My experience with chocolate can best be described as a love/hate relationship.
My children and grandchildren know I’ll receive with joy boxes of my favorite chocolates for Christmas or other holidays. Occasionally, I’ll share some pieces of candy, but more often than not I keep the box for myself. I love to enjoy two pieces of chocolate as my dessert when I sit in my recliner and watch the evening news on TV. Later, however, I regret having done so.
I’m not talking about putting on extra pounds. My rail-thin frame could use a few of them. What I do regret comes in a more subtle form. After sending my clothes through the washer, they usually look spotless. But then minute chocolate flakes explode in the dryer, creating horrifying brown patterns that are difficult at best, or even impossible, to remove.

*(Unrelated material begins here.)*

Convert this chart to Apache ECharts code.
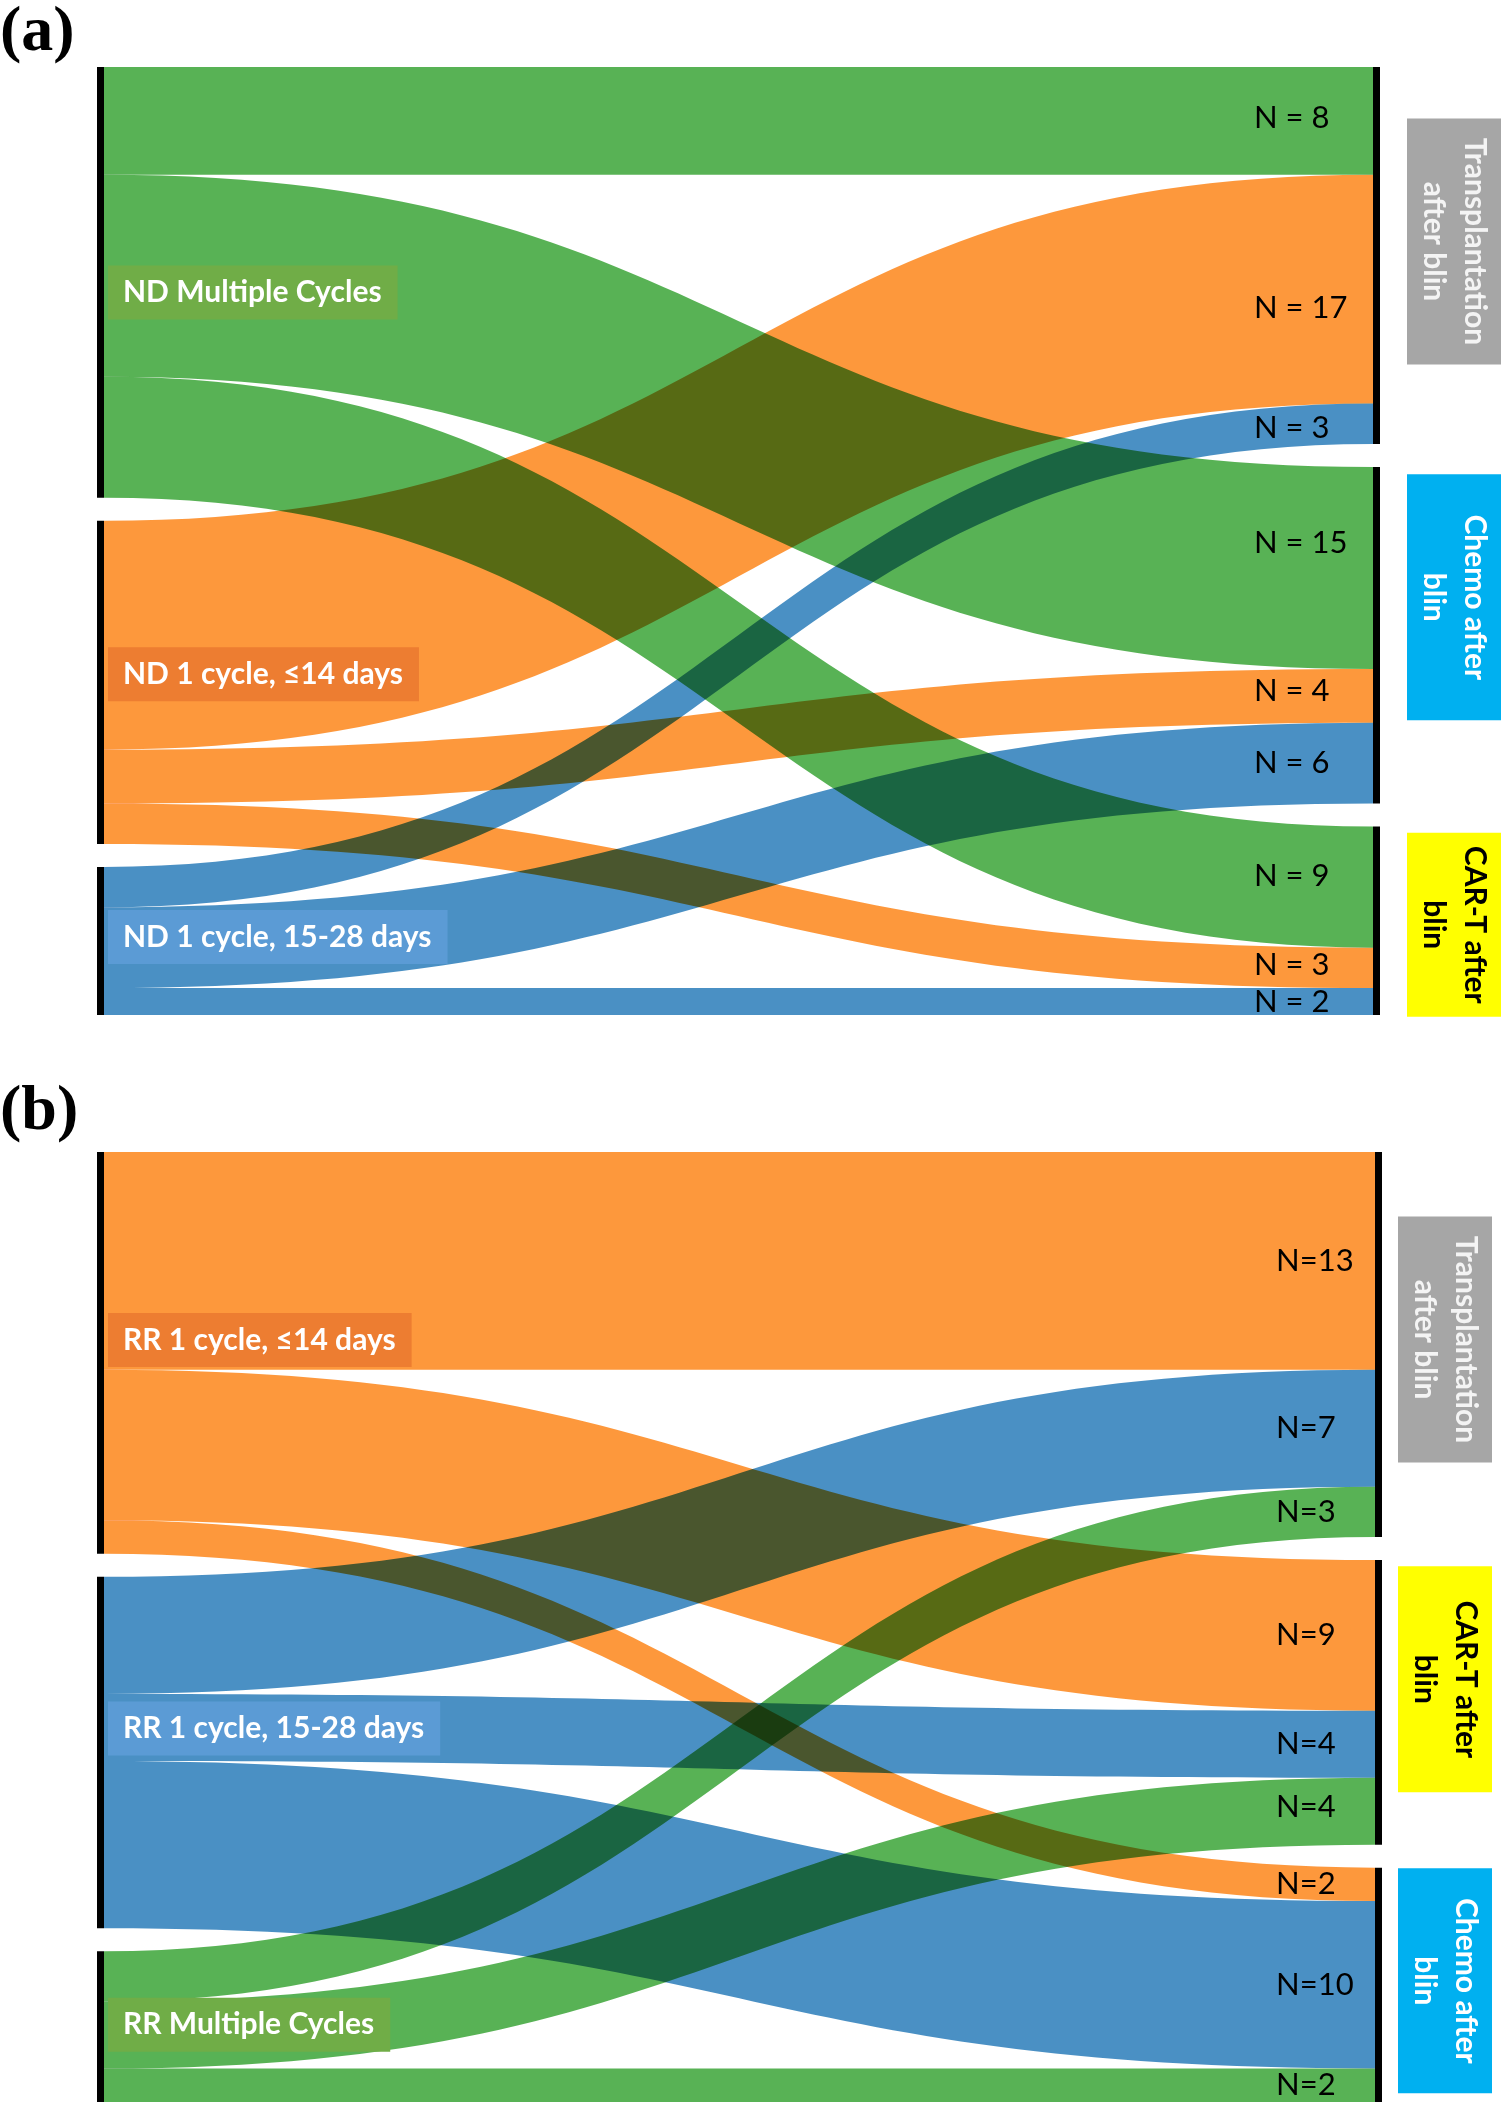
<!DOCTYPE html>
<html>
<head>
<meta charset="utf-8">
<script src="https://cdn.jsdelivr.net/npm/echarts@6/dist/echarts.min.js"></script>
<style>
html,body{margin:0;padding:0;background:#fff;}
#chart{width:1502px;height:2108px;}
</style>
</head>
<body>
<div id="chart"></div>
<script>
// ---------------- DATA ----------------
// Panel (a): newly diagnosed
const sourcesA = ['ND Multiple Cycles', 'ND 1 cycle, ≤14 days', 'ND 1 cycle, 15-28 days'];
const targetsA = ['Transplantation after blin', 'Chemo after blin', 'CAR-T after blin'];
const targetLabelsA = ['Transplantation\nafter blin', 'Chemo after\nblin', 'CAR-T after\nblin'];
// flowsA[i][j] = patients from sourcesA[i] to targetsA[j]
const flowsA = [
  [8, 15, 9],
  [17, 4, 3],
  [3, 6, 2]
];

// Panel (b): relapsed / refractory
const sourcesB = ['RR 1 cycle, ≤14 days', 'RR 1 cycle, 15-28 days', 'RR Multiple Cycles'];
const targetsB = ['Transplantation after blin', 'CAR-T after blin', 'Chemo after blin'];
const targetLabelsB = ['Transplantation\nafter blin', 'CAR-T after\nblin', 'Chemo after\nblin'];
const flowsB = [
  [13, 9, 2],
  [7, 4, 10],
  [3, 4, 2]
];

const panelTitles = ['(a)', '(b)'];

// ---------------- STYLES ----------------
const GREEN = '#58B255', ORANGE = '#FD983C', BLUE = '#4A90C4';
const linkColorBySource = {
  'ND Multiple Cycles': GREEN, 'ND 1 cycle, ≤14 days': ORANGE, 'ND 1 cycle, 15-28 days': BLUE,
  'RR Multiple Cycles': GREEN, 'RR 1 cycle, ≤14 days': ORANGE, 'RR 1 cycle, 15-28 days': BLUE
};
const sourceBoxColor = {
  'ND Multiple Cycles': '#70AD47', 'ND 1 cycle, ≤14 days': '#ED7D31', 'ND 1 cycle, 15-28 days': '#5B9BD5',
  'RR Multiple Cycles': '#70AD47', 'RR 1 cycle, ≤14 days': '#ED7D31', 'RR 1 cycle, 15-28 days': '#5B9BD5'
};
const targetBoxStyle = {
  'Transplantation after blin': { bg: '#A6A6A6', fg: '#F4F4F4' },
  'Chemo after blin': { bg: '#00B0F0', fg: '#FFFFFF' },
  'CAR-T after blin': { bg: '#FFFF00', fg: '#000000' }
};

const panelStyles = [
  {
    box: { left: 97, top: 67, width: 1283, height: 948 },
    nFormat: v => 'N = ' + v,
    nLabelDx: -119,
    // per link (source-major order) vertical nudge of the N label
    nLabelDy: [-3, -25, -11, 19, -5, -3, 4, 0, 0],
    srcLabelDy: [10, -8, -4],
    tgtBoxDy: [-14, -38, 4],
    tgtBoxLen: [246, 246, 184],
    tgtBoxDx: 27,
    titleY: 33
  },
  {
    box: { left: 97, top: 1152, width: 1285, height: 950 },
    nFormat: v => 'N=' + v,
    nLabelDx: -99,
    nLabelDy: [0, 0, 0, 0, 0, 0, 0, -4, 0],
    srcLabelDy: [-13, -24, -2],
    tgtBoxDy: [-5, -23, -4],
    tgtBoxLen: [246, 226, 225],
    tgtBoxDx: 16,
    titleY: 1112
  }
];

const panels = [
  { sources: sourcesA, targets: targetsA, targetLabels: targetLabelsA, flows: flowsA },
  { sources: sourcesB, targets: targetsB, targetLabels: targetLabelsB, flows: flowsB }
];

// ---------------- BUILD ----------------
const chart = echarts.init(document.getElementById('chart'), null, { renderer: 'canvas' });

function buildSeries(p, s) {
  const nodes = p.sources.concat(p.targets).map(n => ({ name: n }));
  const links = [];
  p.sources.forEach((src, i) => {
    p.targets.forEach((tgt, j) => {
      links.push({ source: src, target: tgt, value: p.flows[i][j], lineStyle: { color: linkColorBySource[src] } });
    });
  });
  return {
    type: 'sankey',
    left: s.box.left, top: s.box.top, width: s.box.width, height: s.box.height,
    orient: 'horizontal',
    nodeWidth: 7,
    nodeGap: 23,
    layoutIterations: 0,
    draggable: false,
    silent: true,
    animation: false,
    blendMode: 'multiply',
    emphasis: { disabled: true },
    label: { show: false },
    itemStyle: { color: '#000', borderWidth: 0 },
    lineStyle: { curveness: 0.5, opacity: 1 },
    data: nodes,
    links: links
  };
}

chart.setOption({
  backgroundColor: '#ffffff',
  animation: false,
  series: panels.map((p, k) => buildSeries(p, panelStyles[k]))
});

// ---------------- LABELS from the library's own layout ----------------
function labelsFor(k) {
  const p = panels[k], s = panelStyles[k];
  const sm = chart.getModel().getSeriesByIndex(k);
  const graph = sm.getGraph();
  const li = sm.layoutInfo || { x: s.box.left, y: s.box.top };
  const els = [];
  graph.nodes.forEach(node => {
    const l = node.getLayout();
    const name = graph.data.getName(node.dataIndex);
    const x0 = li.x + l.x, y0 = li.y + l.y;
    const si = p.sources.indexOf(name);
    if (si >= 0) {
      els.push({
        type: 'text', z: 100, silent: true,
        x: x0 + l.dx + 4, y: y0 + l.dy / 2 + s.srcLabelDy[si],
        style: {
          text: name, fill: '#fff', font: 'bold 30px Lato, "Open Sans", sans-serif',
          align: 'left', verticalAlign: 'middle', lineHeight: 30,
          backgroundColor: sourceBoxColor[name], padding: [12, 16, 12, 15]
        }
      });
    }
    const ti = p.targets.indexOf(name);
    if (ti >= 0) {
      const st = targetBoxStyle[name];
      els.push({
        type: 'text', z: 100, silent: true,
        x: x0 + l.dx + s.tgtBoxDx + 47, y: y0 + l.dy / 2 + s.tgtBoxDy[ti],
        rotation: -Math.PI / 2,
        style: {
          text: p.targetLabels[ti], fill: st.fg, font: 'bold 30px Lato, "Open Sans", sans-serif',
          align: 'center', verticalAlign: 'middle', lineHeight: 41,
          backgroundColor: st.bg, width: s.tgtBoxLen[ti], height: 94
        }
      });
    }
  });
  graph.edges.forEach(edge => {
    const el = edge.getLayout();
    const t = edge.node2.getLayout();
    const v = edge.getValue();
    const srcName = graph.data.getName(edge.node1.dataIndex);
    const tgtName = graph.data.getName(edge.node2.dataIndex);
    const idx = p.sources.indexOf(srcName) * p.targets.length + p.targets.indexOf(tgtName);
    els.push({
      type: 'text', z: 100, silent: true,
      x: li.x + t.x + s.nLabelDx, y: li.y + t.y + el.ty + el.dy / 2 + (s.nLabelDy[idx] || 0),
      style: {
        text: s.nFormat(v), fill: '#000', font: '31px Lato, "Open Sans", sans-serif',
        align: 'left', verticalAlign: 'middle'
      }
    });
  });
  els.push({
    type: 'text', z: 100, silent: true, x: 0, y: s.titleY,
    style: {
      text: panelTitles[k], fill: '#000', font: 'bold 64px "Liberation Serif", "Times New Roman", serif',
      align: 'left', verticalAlign: 'middle'
    }
  });
  return els;
}

let graphics = [];
try {
  graphics = labelsFor(0).concat(labelsFor(1));
} catch (e) {
  console.error(e);
}
chart.setOption({ graphic: { elements: graphics } });
</script>
</body>
</html>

Could this be like sin in my life?
During the pandemic shutdown—when my church wasn’t meeting—I watched a televangelist one Sunday afternoon discussing the sin of pride. Mentally, I hoped my open-book life revealed no trace of that. However, before the program finished, I said to myself, “Well, this evangelist makes as many grammatical errors on air as he did in his book.” Then it hit me—I was exhibiting pride in my knowledge of correct English usage and failing to rejoice that someone was teaching the Bible to thousands of watchers.
That sin was highly recognizable, but others in my life are not. Having grown up in the church, many probably think my life is saintly, but how wrong they are. My thoughts, words, and actions could be much better.
If we claim to be without sin, we deceive ourselves and the truth is not in us. If we confess our sins, he is faithful and just and will forgive us our sins and purify us from all unrighteousness. This Scripture has the remedy for all sin: confess and ask for forgiveness. Unlike scrubbing hard-to-get-out spots, these sin blemishes can be completely removed at once.
Like the joy I experience when I receive a box of chocolates, I feel exuberant knowing I’m not bound by my mistakes. I’ll certainly make more because of my humanness, but they will not become burdensome. For now, I’m free.
Have you let Christ remove your hidden spots?